Con la morte di Papa Francesco, la Chiesa cattolica entra ufficialmente nel periodo di sede vacante, un momento regolato da antiche norme canoniche e scandito da ruoli ben precisi che garantiscono la continuità della macchina ecclesiastica. La responsabilità di guidare temporaneamente la barca di Pietro ricade su due figure centrali: il Camerlengo, oggi il cardinale statunitense Kevin Farrell, e il Decano del Collegio cardinalizio, l’italiano Giovanni Battista Re.
In questa fase, tutto si muove all’interno di un quadro giuridico stabilito dal Codice di diritto canonico, integrato da costituzioni apostoliche fondamentali: Praedicate Evangelium (Francesco, 2022), Universi Dominici Gregis (Giovanni Paolo II, 1996) e In Ecclesiarum Communione (Francesco, 2023). Ma la storia insegna che spesso le personalità e le dinamiche politiche interne alla Chiesa influiscono tanto quanto le norme scritte.
Il ruolo del Camerlengo e del Decano
Con la morte del Pontefice, Kevin Farrell, Camerlengo di Santa Romana Chiesa, assume il compito cruciale di accertare ufficialmente il decesso, sigillare le stanze del Papa e gestire, con l’approvazione dei cardinali, le questioni amministrative più urgenti. Figura di fiducia di Francesco, è noto per la sua competenza nelle questioni economiche e per la sua guida del Dicastero per i Laici, la Famiglia e la Vita. Ma porta con sé anche l’ombra del suo passato a Washington, dove fu vescovo ausiliare sotto il discusso McCarrick.

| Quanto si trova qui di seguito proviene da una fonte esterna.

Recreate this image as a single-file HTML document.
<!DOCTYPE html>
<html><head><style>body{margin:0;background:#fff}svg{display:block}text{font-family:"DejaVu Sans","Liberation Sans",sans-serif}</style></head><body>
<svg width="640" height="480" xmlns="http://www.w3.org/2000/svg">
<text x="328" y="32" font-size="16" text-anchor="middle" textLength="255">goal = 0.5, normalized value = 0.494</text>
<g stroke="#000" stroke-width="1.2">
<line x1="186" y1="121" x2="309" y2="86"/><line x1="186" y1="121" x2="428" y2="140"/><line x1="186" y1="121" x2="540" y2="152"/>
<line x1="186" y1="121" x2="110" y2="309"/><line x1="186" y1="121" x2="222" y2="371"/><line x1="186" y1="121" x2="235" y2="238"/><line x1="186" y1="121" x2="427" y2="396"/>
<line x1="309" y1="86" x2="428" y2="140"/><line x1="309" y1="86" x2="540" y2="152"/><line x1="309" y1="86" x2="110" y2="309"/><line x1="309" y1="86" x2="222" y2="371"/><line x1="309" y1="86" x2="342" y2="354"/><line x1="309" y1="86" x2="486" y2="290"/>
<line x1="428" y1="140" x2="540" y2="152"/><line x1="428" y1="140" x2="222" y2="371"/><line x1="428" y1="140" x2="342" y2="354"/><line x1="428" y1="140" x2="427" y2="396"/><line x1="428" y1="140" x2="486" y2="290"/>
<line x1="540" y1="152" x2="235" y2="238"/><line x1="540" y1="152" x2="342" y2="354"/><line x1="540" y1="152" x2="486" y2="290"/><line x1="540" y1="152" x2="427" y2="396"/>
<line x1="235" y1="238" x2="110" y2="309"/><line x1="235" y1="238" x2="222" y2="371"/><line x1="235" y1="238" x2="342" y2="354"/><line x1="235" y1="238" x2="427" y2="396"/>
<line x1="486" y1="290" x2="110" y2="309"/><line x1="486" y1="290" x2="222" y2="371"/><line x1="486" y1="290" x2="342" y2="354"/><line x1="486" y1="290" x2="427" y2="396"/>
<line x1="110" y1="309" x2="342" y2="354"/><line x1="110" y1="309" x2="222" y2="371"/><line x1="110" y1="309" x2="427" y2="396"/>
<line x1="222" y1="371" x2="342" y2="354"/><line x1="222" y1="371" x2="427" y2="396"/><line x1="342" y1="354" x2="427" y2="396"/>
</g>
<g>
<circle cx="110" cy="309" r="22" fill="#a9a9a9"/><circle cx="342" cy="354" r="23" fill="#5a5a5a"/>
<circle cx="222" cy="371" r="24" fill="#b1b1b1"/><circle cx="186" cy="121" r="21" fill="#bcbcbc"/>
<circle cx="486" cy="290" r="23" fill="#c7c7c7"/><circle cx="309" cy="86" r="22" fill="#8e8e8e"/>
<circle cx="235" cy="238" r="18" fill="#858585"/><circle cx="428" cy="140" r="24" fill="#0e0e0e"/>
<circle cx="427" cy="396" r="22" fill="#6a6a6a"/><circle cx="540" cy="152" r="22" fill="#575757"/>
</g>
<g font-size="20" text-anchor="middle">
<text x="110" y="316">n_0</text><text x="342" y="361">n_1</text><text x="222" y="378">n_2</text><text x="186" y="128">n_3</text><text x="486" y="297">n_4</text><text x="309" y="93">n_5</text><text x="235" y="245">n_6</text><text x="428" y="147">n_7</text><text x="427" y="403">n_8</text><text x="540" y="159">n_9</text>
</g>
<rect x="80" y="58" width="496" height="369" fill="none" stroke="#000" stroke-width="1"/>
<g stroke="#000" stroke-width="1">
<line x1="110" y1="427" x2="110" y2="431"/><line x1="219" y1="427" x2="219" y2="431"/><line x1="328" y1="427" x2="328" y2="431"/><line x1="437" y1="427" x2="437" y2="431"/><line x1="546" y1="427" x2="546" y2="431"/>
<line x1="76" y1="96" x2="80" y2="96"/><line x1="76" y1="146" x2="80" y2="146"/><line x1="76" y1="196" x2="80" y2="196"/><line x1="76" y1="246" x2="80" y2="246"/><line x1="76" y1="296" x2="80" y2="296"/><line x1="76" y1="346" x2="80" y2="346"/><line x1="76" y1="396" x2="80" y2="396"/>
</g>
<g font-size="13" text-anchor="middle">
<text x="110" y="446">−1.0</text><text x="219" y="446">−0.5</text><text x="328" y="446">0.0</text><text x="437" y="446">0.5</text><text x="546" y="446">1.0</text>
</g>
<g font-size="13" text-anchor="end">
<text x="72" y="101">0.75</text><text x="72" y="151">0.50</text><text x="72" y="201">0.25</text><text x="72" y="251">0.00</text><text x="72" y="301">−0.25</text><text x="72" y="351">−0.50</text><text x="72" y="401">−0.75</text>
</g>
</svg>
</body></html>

Accanto a lui opera Giovanni Battista Re, Decano del Collegio cardinalizio, con un passato influente durante il pontificato di Giovanni Paolo II. A lui spetta il compito di convocare il Conclave, comunicare la morte del Pontefice al corpo diplomatico e presiedere le Congregazioni generali dei cardinali. Tuttavia, essendo ultranovantenne, Re non potrà presiedere il Conclave: a farlo sarà Pietro Parolin, il cardinale dell’ordine episcopale più anziano tra gli elettori.
Le dinamiche della sede vacante
Con l’inizio della sede vacante decadono tutte le cariche curiali, inclusi i capi dicastero e il Segretario di Stato Pietro Parolin, fatta eccezione per tre figure: il Penitenziere maggiore Angelo De Donatis, il Maestro delle Celebrazioni Liturgiche Diego Ravelli e l’Elemosiniere Apostolico Konrad Krajewski. I segretari dei dicasteri, tra cui i vice della Segreteria di Stato, proseguono nella gestione ordinaria degli affari. Rimane operativo anche il Vicariato di Roma, affidato a Baldassarre Reina e Renato Tarantelli, per garantire la continuità pastorale nella diocesi del Papa.
Nel frattempo, vengono estratti a sorte tre Cardinali Assistenti, uno per ogni ordine (vescovi, presbiteri e diaconi), per coadiuvare il Camerlengo nella gestione quotidiana e per trattare solo questioni di minore importanza.
Il Conclave in arrivo: chi tiene il timone
Tutto converge verso l’appuntamento centrale: il Conclave, convocato dal Decano del Collegio cardinalizio entro 15-20 giorni dalla morte del Pontefice. Qui si esprime la vera politica ecclesiale, un confronto tra geografie, ideologie, culture e alleanze. E se nella storia recente alcuni cardinali hanno esercitato pressioni fuori protocollo – come accadde con Tarcisio Bertone nel 2013 – oggi, grazie alla decentralizzazione voluta da Francesco, il Conclave si annuncia come un’arena meno “romano-centrica”, con una maggiore influenza da parte delle Chiese locali, specie del Sud del mondo.
Kevin Farrell e Giovanni Battista Re, coadiuvati dal collegio cardinalizio, tengono dunque il timone della Chiesa nella sua fase più delicata. Un equilibrio tra continuità e attesa, tra rito e strategia. Ma presto, in Sistina, la voce di un cardinale chiederà all’eletto: “Accetti la tua elezione?”. E da quel momento, il governo della Chiesa tornerà a essere monocratico. Con un nuovo Papa.